By CHEN NAN | China Daily | Updated: 2024-05-06 06:57

China Conservatory of Music students He Haoyuan (left) and Yang Qi perform a song from the opera at the school during the launch. [Photo provided to China Daily]

"The Wilderness has a large fan base. It has been staged for about four decades and is a milestone of China's opera scene," says Li, who's also a veteran conductor, adding that the China Conservatory of Music has staged the show many times as a classic piece of its opera education.

Li watched the premiere in Beijing as a middle school student in 1987.

"The opera impressed me, from its music to its stage sets," says Li, who later began to study conducting at the Central Conservatory of Music in Beijing in 1989.

"In 1992, Chen let me study acting at the opera department of the China Conservatory of Music, which allowed me to learn The Wilderness. It was the first time I got to know the opera as a music student. I also participated in the rehearsals and played a role when the conservatory's opera department staged The Wilderness as its graduation opera in 2002."

In 2007, Li also worked with the late composer Jin when the opera marked the 20th anniversary of its debut and was staged again in Beijing.

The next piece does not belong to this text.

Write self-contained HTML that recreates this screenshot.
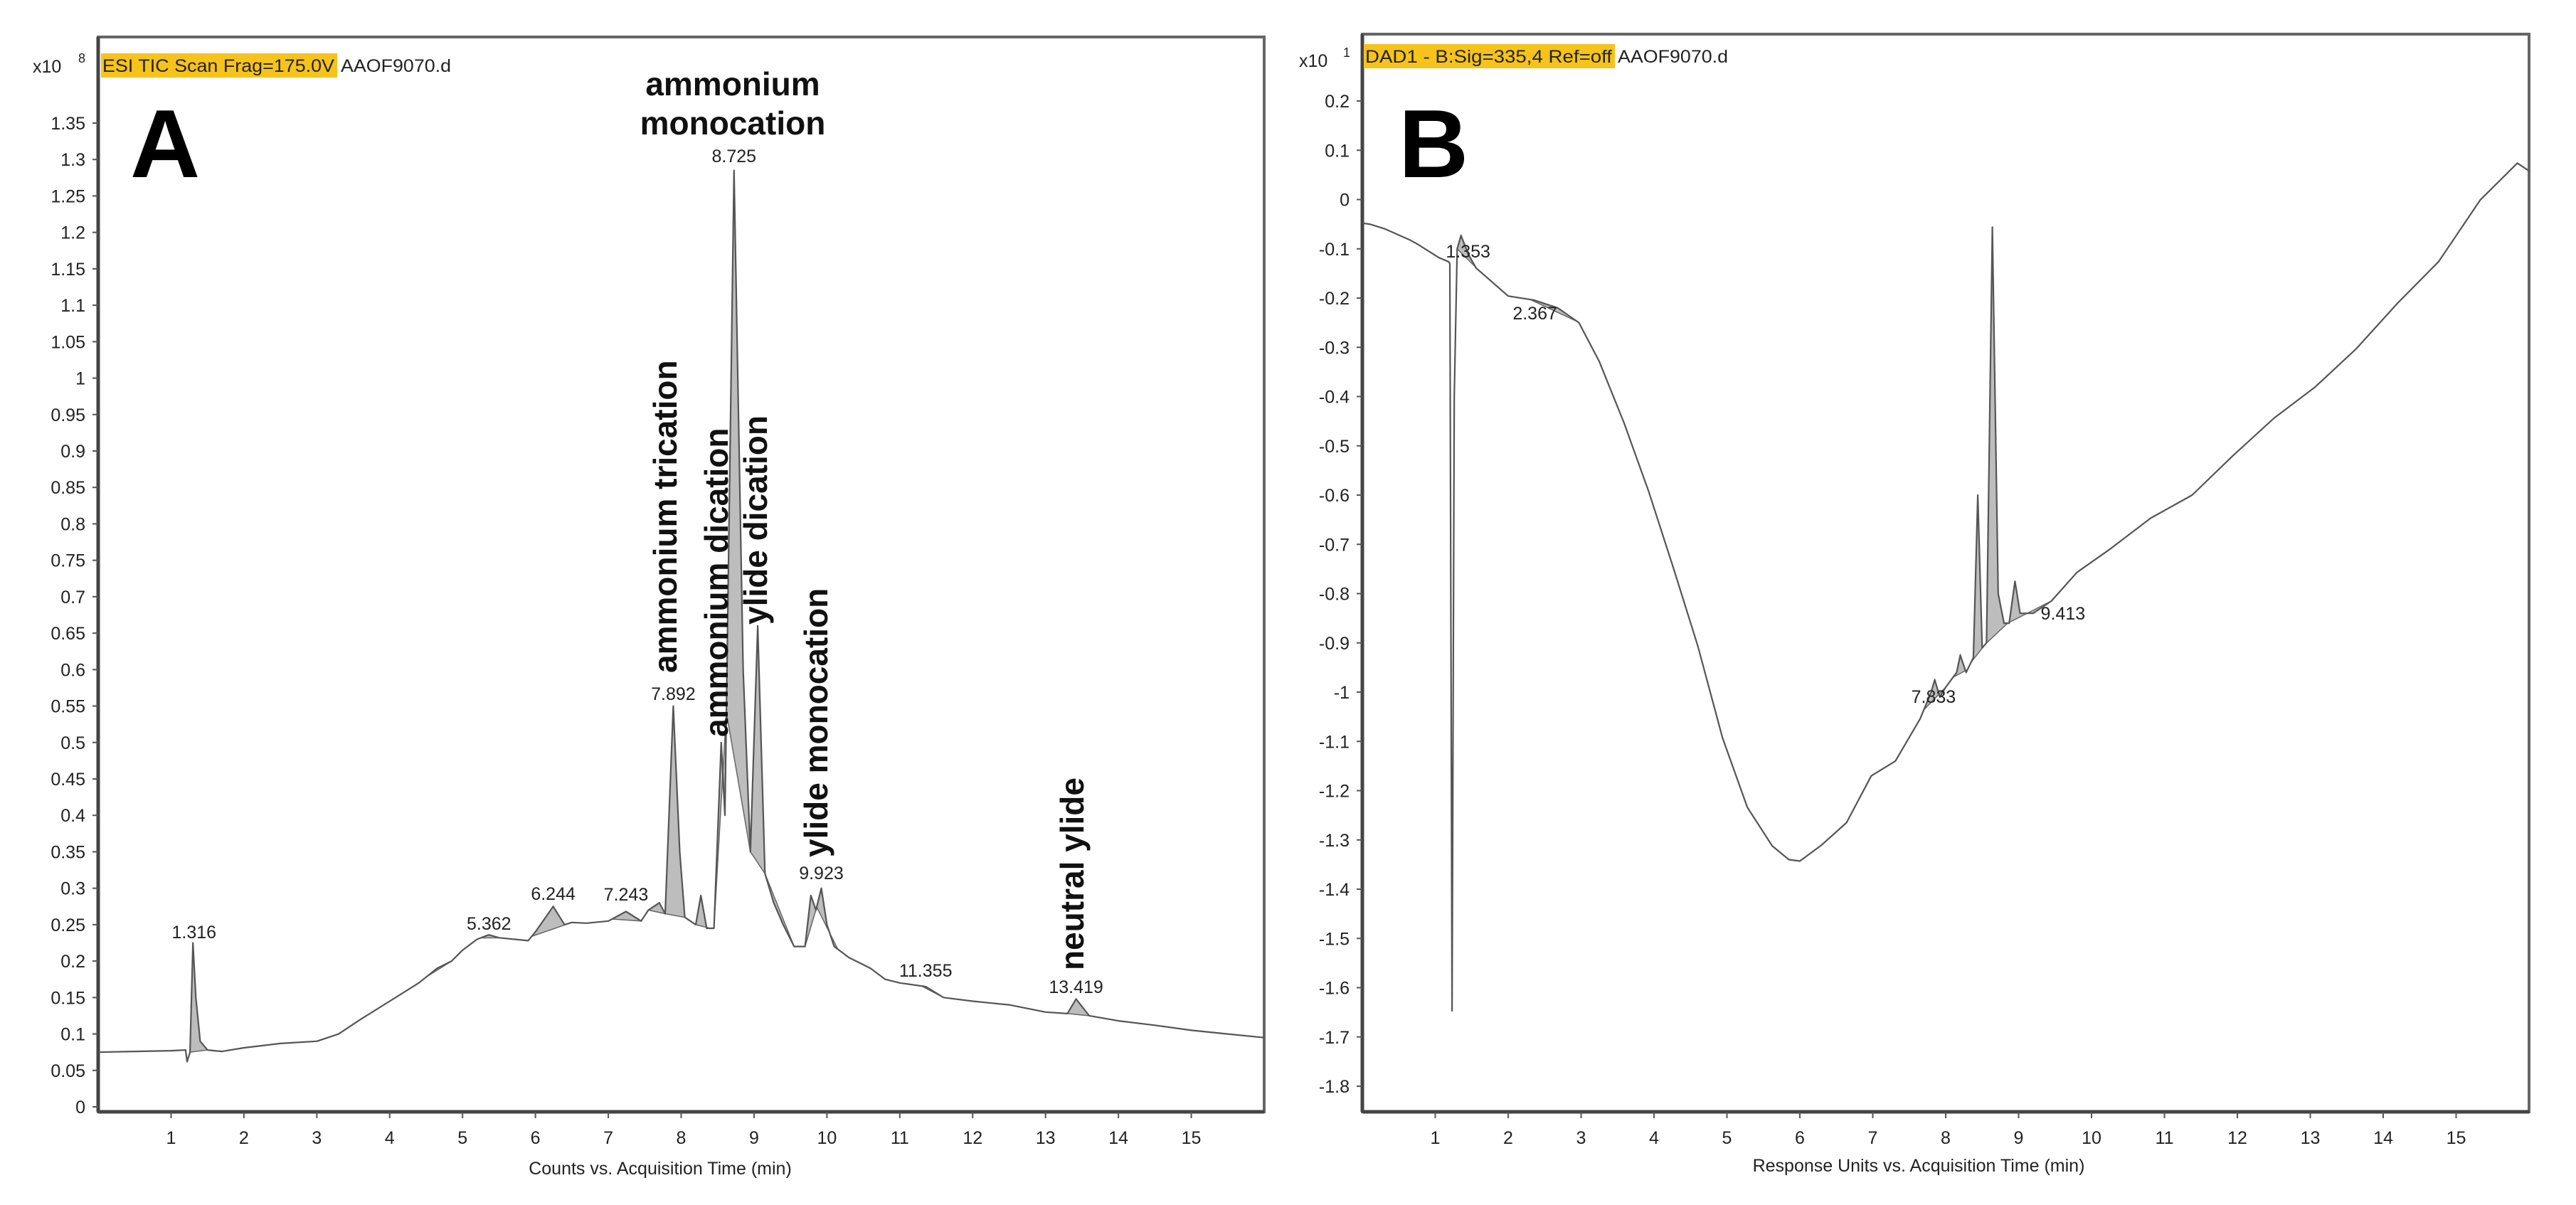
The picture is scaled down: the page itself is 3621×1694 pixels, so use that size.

" (Jin) helped me to fully understand the music, and I challenged myself to conduct the whole opera without the score during the performance. That was an unforgettable experience," adds Li.

Chen, who has participated in the staging of the opera many times, says Wan Fang's script is true to her father's original play, which highlights the characters' desperate inner struggle and the intense conflicts.

"Cao Yu has been called China's foremost modern playwright. His works, such as The Wilderness, feature memorable characters with distinctive personalities. They reflect the writer's keen and vivid observations of society," says Chen.

Stage designer Wang Xingang, who was on the creative team of the 1987 premiere of The Wilderness, returns to again work as stage designer in this latest adaptation of the Chinese opera. Using such elements as stones and frames, Wang creates an oppressive atmosphere, to convey the characters' fates and struggles.

China Conservatory of Music students and teachers will stage the upcoming performances.